Photo: Illustrations by Tom Chalkley, License: N/A

Illustrations by Tom Chalkley


While people murdered each other and shot each other nonfatally and robbed and stole and went homeless and without shoes and needed help, on several occasions, Baltimore police officers, acting in concert and in large numbers, busted up parties.

Parties that were happening inside buildings that were not registered as nightclubs nor as residences. Parties that featured—or were about to feature—bands and/or DJs or rappers.

Parties for which some would-be patrons ponied up $5.

For forever, people have rented big spaces, arranged for entertainment, and charged cash money for admittance to defray expenses or hustle up some dough. And it’s illegal, because licensed bar owners consider every person awake after midnight to be their customer or some such.

But why and how these parties became a police matter this summer—and a matter for cops in riot gear to investigate, interrogate, and, in a couple of cases, incarcerate—remains a mystery. Allegedly, cops on patrol saw things, such as people standing in public, which caused the response.

But that’s not credible. The busts of events at America, the Annex, the Broom Factory Factory (twice), and the former Coward Shoe (aka Summa) this year were clearly planned and coordinated in advance. They were not prompted by noise or other complaints from citizens. Police were not stopping or preventing violence; they were causing violence.

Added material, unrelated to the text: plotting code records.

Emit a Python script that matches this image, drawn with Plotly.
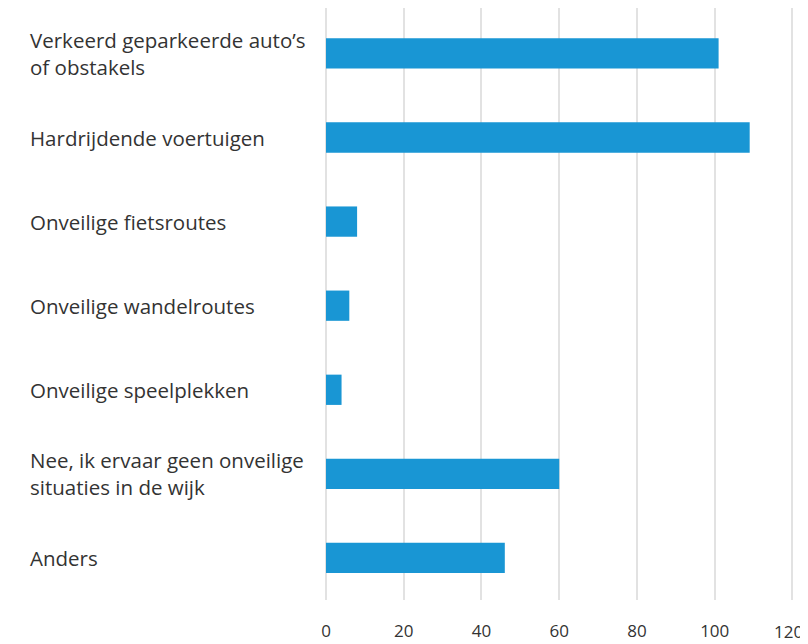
import plotly.graph_objects as go

categories = [
    "Verkeerd geparkeerde auto’s<br>of obstakels",
    "Hardrijdende voertuigen",
    "Onveilige fietsroutes",
    "Onveilige wandelroutes",
    "Onveilige speelplekken",
    "Nee, ik ervaar geen onveilige<br>situaties in de wijk",
    "Anders",
]
values = [101, 109, 8, 6, 4, 60, 46]
x_ticks = [0, 20, 40, 60, 80, 100, 120]

FONT = "Open Sans"
TXT = "#333333"

fig = go.Figure(
    go.Bar(
        x=values,
        y=list(range(len(categories))),
        orientation="h",
        marker=dict(color="#1996d4", line=dict(width=0)),
        width=0.36,
        hoverinfo="x",
    )
)

for i, c in enumerate(categories):
    fig.add_annotation(
        x=0, xref="paper", xshift=-298, xanchor="left",
        y=i, yref="y", text=c, align="left", showarrow=False,
        font=dict(family=FONT, size=20.5, color=TXT),
    )

# last tick label drawn right-anchored so it is not clipped at the page edge
fig.add_annotation(
    x=x_ticks[-1], xref="x", xanchor="right", xshift=13,
    y=0, yref="paper", yanchor="middle", yshift=-31,
    text=str(x_ticks[-1]), showarrow=False,
    font=dict(family=FONT, size=17, color=TXT),
)

fig.update_layout(
    width=800, height=636,
    margin=dict(l=318, r=0, t=0, b=44),
    plot_bgcolor="white", paper_bgcolor="white",
    showlegend=False,
    xaxis=dict(
        range=[0, 124], tickvals=x_ticks,
        ticktext=[str(v) for v in x_ticks[:-1]] + [""],
        showgrid=True, gridcolor="#e2e2e2", gridwidth=2,
        zeroline=True, zerolinecolor="#e2e2e2", zerolinewidth=2,
        showline=False, ticks="outside", ticklen=16, tickcolor="rgba(0,0,0,0)",
        tickfont=dict(family=FONT, size=17, color=TXT),
        automargin=False,
    ),
    yaxis=dict(
        range=[6.5, -0.54], showticklabels=False, showgrid=False,
        zeroline=False, showline=False, automargin=False,
    ),
)

fig.write_html("out.html")
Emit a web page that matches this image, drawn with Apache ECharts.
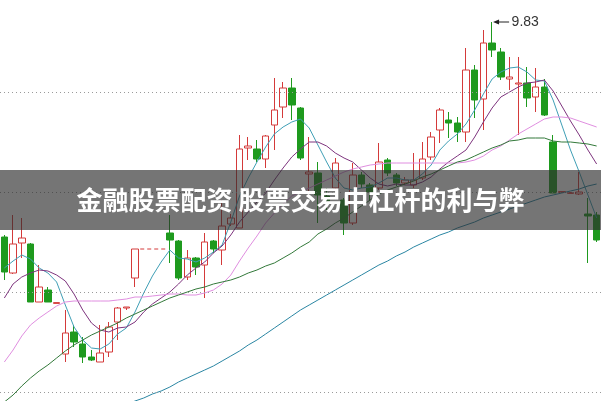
<!DOCTYPE html>
<html><head><meta charset="utf-8">
<script src="https://cdn.jsdelivr.net/npm/echarts@6/dist/echarts.min.js"></script>
<style>html,body{margin:0;padding:0;background:#fff}#c{width:601px;height:401px}</style>
</head><body><div id="c"></div>
<script>
// trading days shown (labels hidden in the reference)
const categories = Array.from({length: 69}, (_, i) => String(i + 1));

// candle values (null = halted days)
const opens  = [8.755,8.575,8.725,8.72,8.43,8.49,8.423,8.17,8.28,8.22,8.155,8.13,8.18,8.33,8.40,8.55,null,null,null,8.775,8.735,8.555,8.65,8.615,8.735,8.69,8.82,8.80,9.20,9.195,9.145,9.315,9.405,9.50,9.40,9.07,9.075,8.96,9.00,8.94,8.825,9.065,9.015,9.00,9.14,9.065,9.025,9.015,9.05,9.155,9.29,9.34,9.325,9.28,9.59,9.445,9.725,9.68,9.545,9.52,9.525,9.455,9.505,9.23,8.978,8.973,8.97,8.87,8.865];
const closes = [8.58,8.72,8.75,8.43,8.505,8.43,8.427,8.275,8.23,8.155,8.14,8.175,8.305,8.40,8.405,8.695,null,null,null,8.74,8.55,8.65,8.605,8.73,8.695,8.81,8.85,9.195,9.21,9.145,9.26,9.39,9.50,9.415,9.15,9.08,8.965,8.935,9.125,8.825,9.065,9.02,8.98,9.13,9.075,9.025,9.04,9.04,9.145,9.255,9.39,9.325,9.28,9.59,9.44,9.725,9.69,9.555,9.555,9.525,9.45,9.505,9.365,8.975,8.982,8.977,8.98,8.86,8.74];
const lows   = [8.54,8.57,8.65,8.43,8.43,8.43,8.423,8.13,8.205,8.125,8.135,8.13,8.155,8.24,8.39,8.505,null,null,null,8.625,8.54,8.54,8.565,8.45,8.675,8.615,8.81,8.80,9.14,9.13,9.10,9.19,9.35,9.34,9.14,8.98,8.825,8.89,8.98,8.765,8.815,9.00,8.94,8.99,9.06,9.01,9.015,9.00,9.04,9.14,9.225,9.25,9.23,9.23,9.35,9.29,9.655,9.54,9.49,9.265,9.405,9.38,9.36,8.975,8.978,8.973,8.965,8.625,8.73];
const highs  = [8.765,8.865,8.85,8.725,8.615,8.505,8.427,8.39,8.315,8.255,8.19,8.315,8.33,8.405,8.405,8.695,null,null,null,8.865,8.74,8.69,8.655,8.775,8.74,8.94,8.87,9.265,9.255,9.24,9.265,9.55,9.53,9.55,9.405,9.255,9.13,9.00,9.15,8.95,9.125,9.08,9.025,9.225,9.15,9.075,9.055,9.175,9.23,9.28,9.40,9.38,9.355,9.70,9.615,9.79,9.83,9.70,9.655,9.655,9.605,9.60,9.545,9.265,8.982,8.98,9.08,8.95,8.88];

// moving averages
const ma5  = [8.60,8.635,8.665,8.645,8.60,8.575,8.53,8.415,8.305,8.24,8.20,8.195,8.22,8.27,8.30,8.38,8.475,8.56,8.63,8.69,8.65,8.645,8.63,8.65,8.68,8.715,8.83,8.96,9.05,9.13,9.205,9.27,9.305,9.33,9.345,9.30,9.215,9.13,9.05,9.00,8.99,9.00,9.005,9.025,9.05,9.05,9.04,9.04,9.07,9.115,9.19,9.235,9.27,9.32,9.39,9.47,9.545,9.58,9.60,9.605,9.58,9.54,9.535,9.44,9.315,9.19,9.08,8.965,8.85];
const ma10 = [8.45,8.52,8.555,8.575,8.59,8.585,8.565,8.535,8.47,8.39,8.325,8.29,8.28,8.30,8.305,8.33,8.38,8.42,8.45,8.48,8.52,8.565,8.60,8.63,8.675,8.71,8.765,8.83,8.88,8.93,8.975,9.04,9.10,9.155,9.195,9.23,9.23,9.21,9.175,9.15,9.13,9.09,9.05,9.02,9.01,9.02,9.015,9.015,9.03,9.055,9.095,9.13,9.16,9.19,9.255,9.33,9.40,9.455,9.48,9.505,9.525,9.53,9.54,9.485,9.41,9.335,9.265,9.19,9.12];
const ma20 = [8.13,8.19,8.26,8.315,8.35,8.38,8.41,8.43,8.435,8.435,8.435,8.435,8.435,8.44,8.445,8.455,8.455,8.46,8.465,8.47,8.47,8.465,8.465,8.475,8.49,8.52,8.565,8.635,8.70,8.76,8.825,8.875,8.92,8.96,8.98,9.00,9.02,9.04,9.06,9.08,9.095,9.105,9.115,9.12,9.125,9.125,9.125,9.125,9.125,9.125,9.125,9.125,9.125,9.13,9.14,9.16,9.19,9.21,9.24,9.27,9.295,9.32,9.345,9.355,9.355,9.35,9.335,9.32,9.305];
const ma30 = [7.93,7.965,8.01,8.05,8.085,8.115,8.15,8.185,8.215,8.24,8.265,8.285,8.305,8.325,8.35,8.37,8.39,8.41,8.43,8.45,8.465,8.48,8.495,8.505,8.52,8.53,8.54,8.555,8.575,8.59,8.61,8.625,8.65,8.675,8.705,8.73,8.77,8.795,8.825,8.85,8.88,8.91,8.94,8.97,8.99,9.005,9.02,9.035,9.055,9.07,9.09,9.11,9.13,9.14,9.16,9.18,9.20,9.215,9.235,9.24,9.25,9.25,9.25,9.235,9.23,9.23,9.225,9.22,9.21];
const ma60 = [null,null,null,null,null,null,null,null,null,null,null,null,null,null,7.915,7.935,7.95,7.97,7.985,8.005,8.03,8.05,8.07,8.09,8.11,8.135,8.16,8.185,8.215,8.24,8.27,8.30,8.33,8.36,8.39,8.415,8.44,8.465,8.49,8.515,8.54,8.565,8.59,8.615,8.635,8.66,8.68,8.705,8.725,8.745,8.765,8.78,8.80,8.815,8.83,8.85,8.865,8.88,8.895,8.91,8.925,8.94,8.955,8.965,8.975,8.985,8.995,9.01,9.02];

// horizontal dotted reference levels
const gridLevels = [9.48, 8.98, 8.48, 7.98];

const titleText = '金融股票配资 股票交易中杠杆的利与弊';

const UP = '#d43a3a', DOWN = '#1e9a1e';
const n = categories.length;
const candleData = opens.map((o, i) => o == null ? ['-', '-', '-', '-'] : [o, closes[i], lows[i], highs[i]]);

// halted span
let haltStart = -1, haltEnd = -1;
opens.forEach((o, i) => { if (o == null) { if (haltStart < 0) haltStart = i; haltEnd = i; } });
const haltLevel = closes[haltStart - 1];

// peak
let peakIdx = 0;
highs.forEach((h, i) => { if (h != null && h > highs[peakIdx]) peakIdx = i; });
const peakVal = highs[peakIdx];

function maSeries(data, color) {
  return { type: 'line', data: data, xAxisIndex: 0, yAxisIndex: 0, symbol: 'none', smooth: false,
    lineStyle: { color: color, width: 1 }, z: 4, silent: true };
}

const chart = echarts.init(document.getElementById('c'));
chart.setOption({
  animation: false,
  backgroundColor: '#ffffff',
  grid: { left: 0, right: -1, top: 0, bottom: 0 },
  xAxis: [
    { type: 'category', data: categories, show: false, boundaryGap: true },
    { type: 'value', min: -0.5, max: n - 0.5, show: false }
  ],
  yAxis: [{ type: 'value', min: 7.935, max: 9.94, show: false, splitLine: { show: false } }],
  series: [
    {
      type: 'candlestick', data: candleData, barWidth: 7, z: 3,
      itemStyle: { color: '#ffffff', color0: DOWN, borderColor: UP, borderColor0: DOWN, borderWidth: 1 },
      markLine: {
        silent: true, symbol: 'none', label: { show: false }, animation: false,
        lineStyle: { color: '#9a9a9a', type: [1, 3], width: 1 },
        data: gridLevels.map(v => ({ yAxis: v }))
      }
    },
    maSeries(ma5, '#3f9fb6'),
    maSeries(ma10, '#7e347e'),
    maSeries(ma20, '#e08ee0'),
    maSeries(ma30, '#33793a'),
    maSeries(ma60, '#2a86a3'),
    {
      type: 'line', xAxisIndex: 1, yAxisIndex: 0, symbol: 'none', silent: true, z: 5,
      lineStyle: { color: UP, width: 1, type: [4, 3] },
      data: [[haltStart - 1 + 0.6, haltLevel], [haltEnd + 1 - 0.25, haltLevel]]
    },
    {
      type: 'line', xAxisIndex: 1, yAxisIndex: 0, silent: true, z: 6,
      lineStyle: { color: '#222', width: 1 },
      data: [
        { value: [peakIdx + 0.45, peakVal], symbol: 'triangle', symbolSize: [5, 6], symbolRotate: 90, itemStyle: { color: '#222' } },
        { value: [peakIdx + 1.95, peakVal], symbol: 'circle', symbolSize: 1, itemStyle: { color: 'rgba(0,0,0,0)' },
          label: { show: true, position: 'right', distance: 2, formatter: peakVal.toFixed(2),
                   color: '#333', fontSize: 14, fontFamily: 'Liberation Sans, Arial, sans-serif' } }
      ]
    }
  ],
  graphic: [
    { type: 'rect', z: 100, shape: { x: 0, y: 170, width: 601, height: 60 },
      style: { fill: 'rgba(45,45,45,0.66)' } },
    { type: 'text', z: 101, x: 300.5, y: 200,
      style: { text: titleText, fill: '#ffffff', font: 'bold 26px "Noto Sans CJK SC", sans-serif',
               textAlign: 'center', verticalAlign: 'middle', textVerticalAlign: 'middle' } }
  ]
});
</script></body></html>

And they are harming one of Baltimore’s most undervalued cultural assets. Absent these venues, this is not a town where small-scale shows can happen easily, giving artists a stepping stone to bigger things and fans a chance to see what’s up-and-coming. But it is a town that needs those venues, both for its cultural capital today and for building what could come tomorrow.

To be sure, not every venue or every show is administered with perfect safety or professionalism. But that is a call for city officials—at Housing Code Enforcement, zoning, and the Office of Promotion and the Arts—to reach out to the makers of this scene and help them make their shows and venues safe. This should be done repeatedly and generously before any cops are called in.

City police never gave City Paper an honest answer about the crackdown on these spaces (it never even explained why the cops hired to provide security at one show turned tail when the raid came). This left the field open to speculation about racial animosity and petty jealousy by bar owners. But whatever. It’s a new year.